Are you in the soul mate friend zone? Many times, because one or both soul mates are not ready to handle a romantic relationship, they stick their soul mate in the friend zone. This is confusing, hurtful, and frustrating for the soul mate who is ready to have a real relationship.
Please understand that although friends can be soul mates, neither of them have romantic feelings for one another. We are not talking about that kind of soul mate. We are talking about soul mates who have the romantic connection, but for whatever reason are pretending to “just be friends.”
Neither of them really relegates the connection to friendship, no matter what they say. They feel much more, but at least one of them, refuses to admit it. They know exactly what they really feel, they just won’t reveal their feelings. (And often no one else either.)
Sadly, this is such a waste of time and does a lot of damage. The soul mate who is hoping to get out of the friend zone impatiently waits for the soul mate to realize their feelings and give them a chance at a relationship. They may have to watch their soul mate get involved with other people. They may have to listen to the gory details of their dates or other relationships. They may experience mixed signals and messages, that give them hope only to have them dashed soon enough.

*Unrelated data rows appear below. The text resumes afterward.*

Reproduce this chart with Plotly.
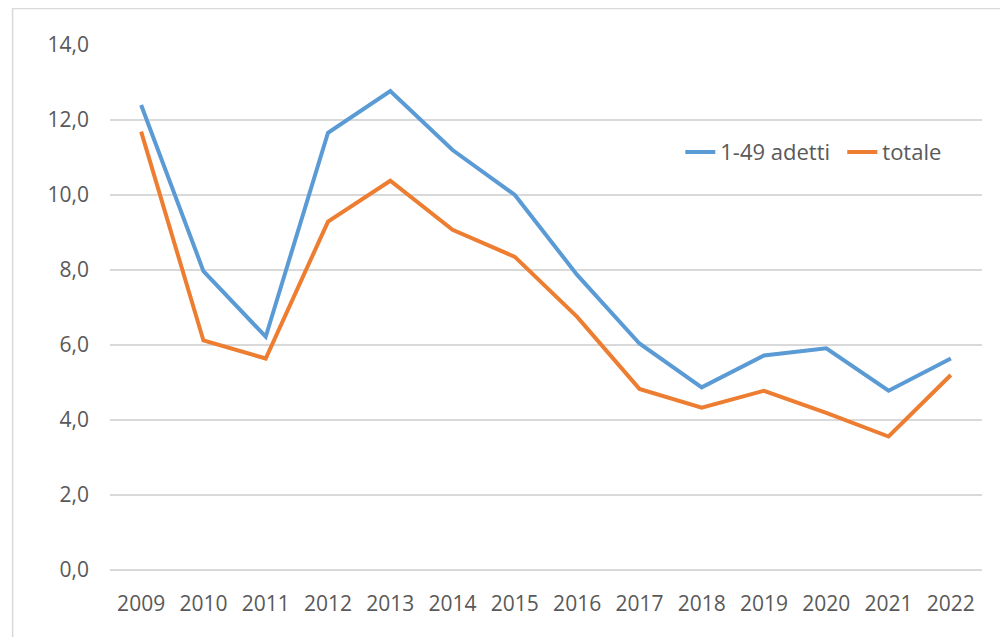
import plotly.graph_objects as go

years = ["2009", "2010", "2011", "2012", "2013", "2014", "2015",
         "2016", "2017", "2018", "2019", "2020", "2021", "2022"]
adetti_1_49 = [12.4, 7.97, 6.22, 11.66, 12.77, 11.2, 10.0,
               7.87, 6.04, 4.87, 5.72, 5.91, 4.78, 5.64]
totale = [11.69, 6.12, 5.64, 9.29, 10.38, 9.07, 8.35,
          6.75, 4.83, 4.33, 4.78, 4.19, 3.56, 5.2]

FONT = "Open Sans"
TXT = "#595959"
GRID = "#D9D9D9"

fig = go.Figure()
fig.add_trace(go.Scatter(x=years, y=adetti_1_49, mode="lines", name="1-49 adetti",
                         line=dict(color="#5B9BD5", width=4)))
fig.add_trace(go.Scatter(x=years, y=totale, mode="lines", name="totale",
                         line=dict(color="#ED7D31", width=4)))

fig.update_layout(
    width=1008, height=637,
    margin=dict(l=102, r=29, t=37, b=75),
    paper_bgcolor="white", plot_bgcolor="white",
    separators=",.",
    font=dict(family=FONT, size=21, color=TXT),
    showlegend=True,
    legend=dict(orientation="h", x=0.654, y=0.796, xanchor="left", yanchor="middle",
                font=dict(family=FONT, size=22, color=TXT),
                bgcolor="rgba(0,0,0,0)", entrywidth=117, tracegroupgap=0),
    shapes=[dict(type="rect", xref="paper", yref="paper",
                 x0=-0.1117, x1=1.2, y0=-0.3, y1=1.0695,
                 line=dict(color=GRID, width=1.5), fillcolor="rgba(0,0,0,0)",
                 layer="below")],
)
fig.update_xaxes(type="category", range=[-0.5, 13.5], showgrid=False,
                 showline=False, zeroline=False, ticks="",
                 ticklabelstandoff=19,
                 tickfont=dict(family=FONT, size=21, color=TXT))
fig.update_yaxes(range=[0, 14], dtick=2, tickformat=".1f", showgrid=True,
                 gridcolor=GRID, gridwidth=1.5, zeroline=True, zerolinecolor=GRID,
                 zerolinewidth=1.5, showline=False, ticks="",
                 ticklabelstandoff=20,
                 tickfont=dict(family=FONT, size=21, color=TXT))

fig.write_html("out.html")
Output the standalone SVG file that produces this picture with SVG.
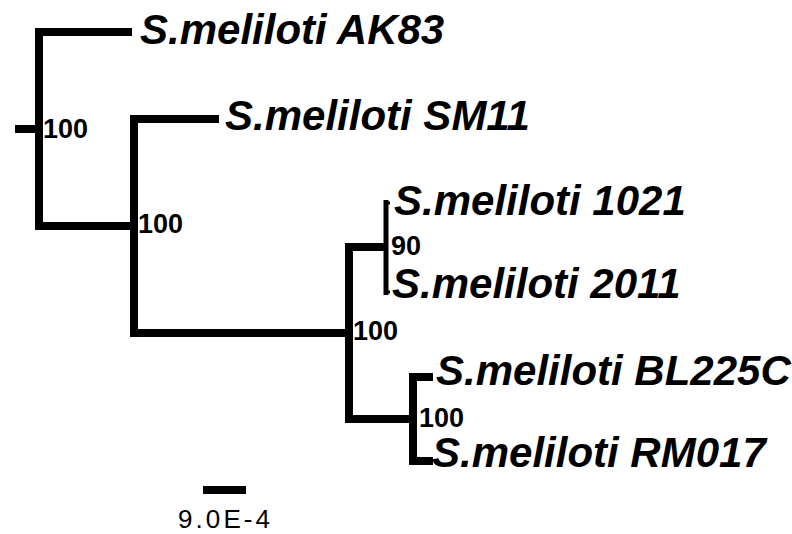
<svg xmlns="http://www.w3.org/2000/svg" width="792" height="534" viewBox="0 0 792 534">
<style>
.br{fill:none;stroke:#000;stroke-width:8;stroke-linecap:butt;stroke-linejoin:miter}
.thin{fill:none;stroke:#000;stroke-width:5}
.tax{font-family:"Liberation Sans",Arial,sans-serif;font-weight:bold;font-style:italic;font-size:42px;fill:#000}
.bs{font-family:"Liberation Sans",Arial,sans-serif;font-weight:bold;font-size:27px;fill:#000}
.sc{font-family:"Liberation Sans",Arial,sans-serif;font-size:26px;fill:#000}
</style>
<rect width="792" height="534" fill="#fff"/>
<g id="connectors">
<path class="br" d="M15 129 H39"/>
<path class="br" d="M132 32 H39 V226 H134"/>
<path class="br" d="M219 119 H134 V333 H349"/>
<path class="br" d="M387 247 H349 V419 H413"/>
<path class="thin" d="M386 200 V295"/>
<path fill="none" stroke="#000" stroke-width="3" d="M386 203 H390 M386 292 H390"/>
<path class="br" d="M433 377 H413 V461 H433"/>
</g>
<g id="node-AK83"><text class="tax" x="140" y="44">S.meliloti AK83</text></g>
<g id="node-SM11"><text class="tax" x="225" y="130">S.meliloti SM11</text></g>
<g id="node-1021"><text class="tax" x="394" y="215">S.meliloti 1021</text></g>
<g id="node-2011"><text class="tax" x="392" y="298">S.meliloti 2011</text></g>
<g id="node-BL225C"><text class="tax" x="436" y="385">S.meliloti BL225C</text></g>
<g id="node-RM017"><text class="tax" x="432" y="467">S.meliloti RM017</text></g>
<g id="bootstrap">
<text class="bs" x="43" y="138">100</text>
<text class="bs" x="138" y="233">100</text>
<text class="bs" x="391" y="255">90</text>
<text class="bs" x="353" y="340">100</text>
<text class="bs" x="419" y="427">100</text>
</g>
<g id="scale">
<rect x="203" y="486" width="43" height="8" fill="#000"/>
<text class="sc" x="178" y="528" textLength="92">9.0E-4</text>
</g>
</svg>
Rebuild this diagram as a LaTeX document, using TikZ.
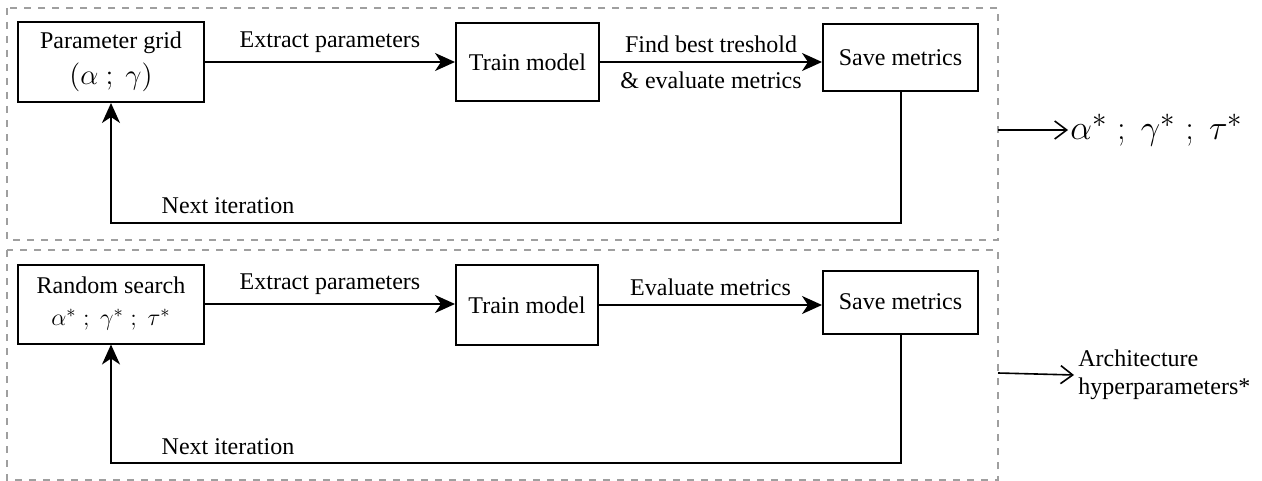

This can cause a soul mate to question their own sanity, wondering if the connection is all in their mind or one-sided. A connection is never one-sided, it always goes both ways. Your soul mate may be very convincing, but it is all an act. They want to keep your “friendship” going because they don’t want you to move on. They want you in their life, they just are not ready to commit to that relationship 100% yet. So they keep the “friendship” going, knowing how hard it will be for you to move on to anyone else so long as they are around.

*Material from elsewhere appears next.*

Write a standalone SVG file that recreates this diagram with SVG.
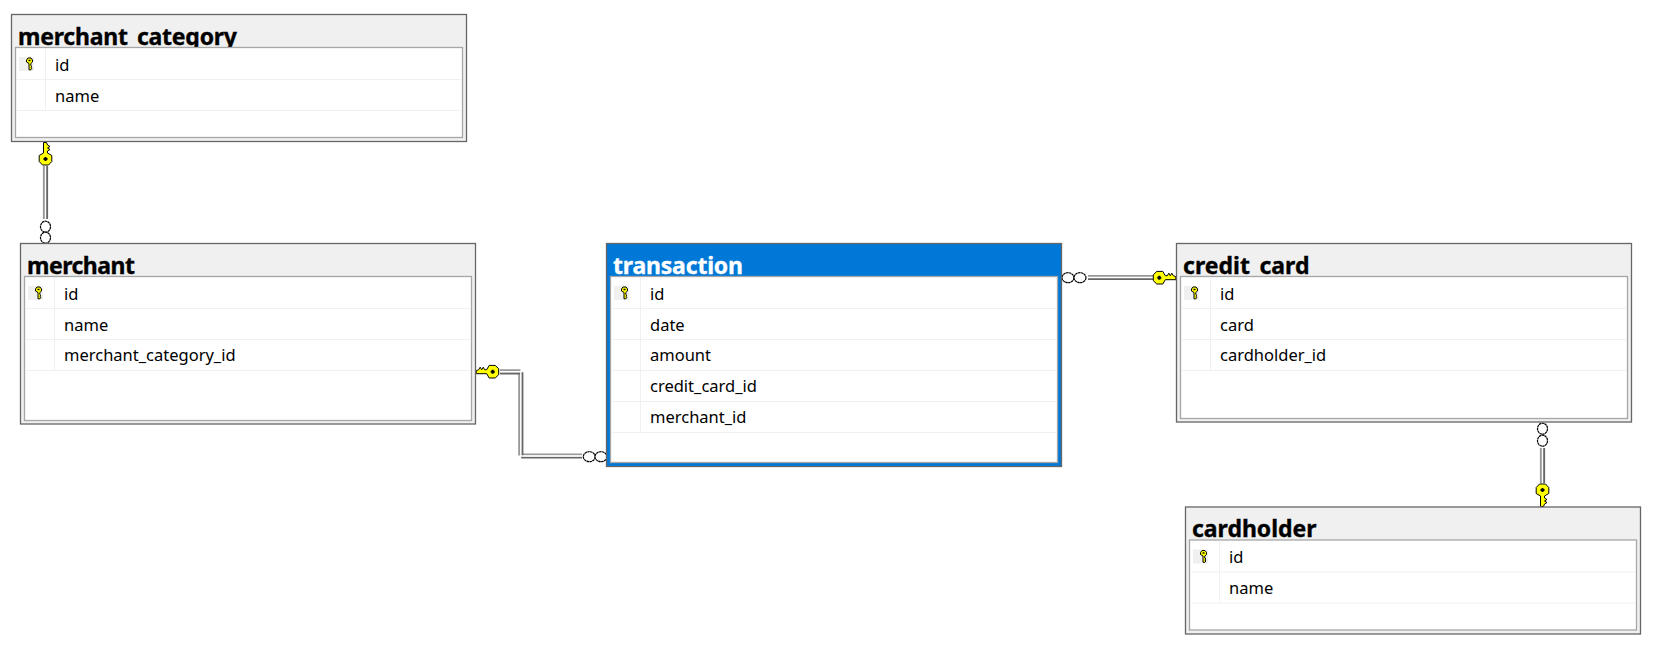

They know they are keeping you in limbo. We understand why a soul mate would be willing to be “friends” because they would rather have their soul mate in their life as a friend instead of not at all. This is really the worst possible thing you can do. Nothing good comes from doing this. You wind up torturing yourself and it does nothing to help your soul mate awaken and grow closer to you.

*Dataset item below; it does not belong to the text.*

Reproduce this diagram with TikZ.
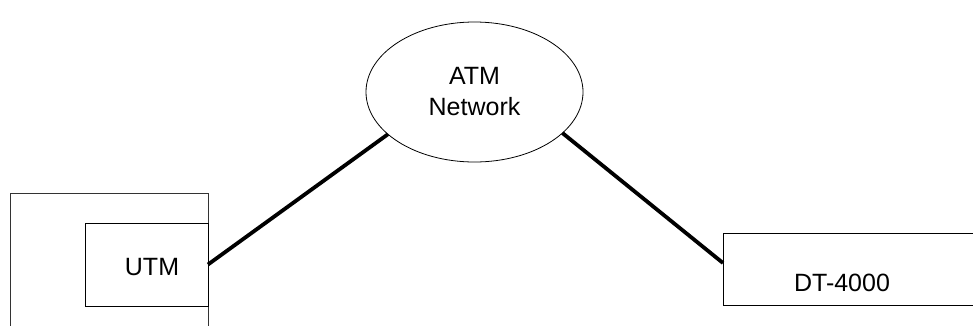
\documentclass[tikz,border=0pt]{standalone}
\usepackage{fontspec}
\setmainfont{Liberation Sans}
\usetikzlibrary{shapes.geometric}
\begin{document}
\begin{tikzpicture}[x=1pt,y=-1pt,
  lbl/.style={font=\fontsize{25}{31}\selectfont, align=center, inner sep=0pt},
  thinbox/.style={draw=black, line width=0.9pt},
  cloud/.style={draw=black, line width=0.8pt, ellipse, minimum width=217pt, minimum height=140pt, inner sep=0pt, outer sep=0pt, lbl},
  boxnode/.style={draw=black, line width=0.9pt, rectangle, minimum width=123pt, minimum height=83pt, inner sep=0pt, outer sep=0pt},
  link/.style={line width=3.8pt, line cap=butt}]
\useasboundingbox (0,0) rectangle (973,325);
\clip (0,0) rectangle (973,325);
\fill[white] (0,0) rectangle (973,325);
% outer frame (continues below the picture)
\draw[thinbox, draw=black!80] (10,340) -- (10,193) -- (208,193) -- (208,340);
% UTM box
\node[boxnode] (utm) at (146.5,264.5) {};
\node[lbl] (utmtext) at (152,267) {UTM};
% ATM network
\node[cloud] (atm) at (474.5,92) {ATM\\Network};
% DT-4000 box (continues past the right edge)
\draw[thinbox] (990,233) -- (723,233) -- (723,305) -- (990,305);
\coordinate (dtin) at (723,263);
\node[lbl] (dt) at (842,283) {DT-4000};
% connectors
\draw[link] (atm.206) -- (utm.east);
\draw[link] (atm.335) -- (dtin);
\end{tikzpicture}
\end{document}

Quite the opposite happens, in actuality. You wind up giving your soul mate the feeling they can take as long as they want or need to get their act together. They wind up taking for granted that you will always be there. This prolongs your agony, it does nothing to stop it. So, if you are stuck in the soul mate friend zone, you have to get yourself out of it. If you really want a romantic relationship with your soul mate down the road, you have to get out of your own way and end this pretend friendship that you to have so you can have a more meaningful relationship.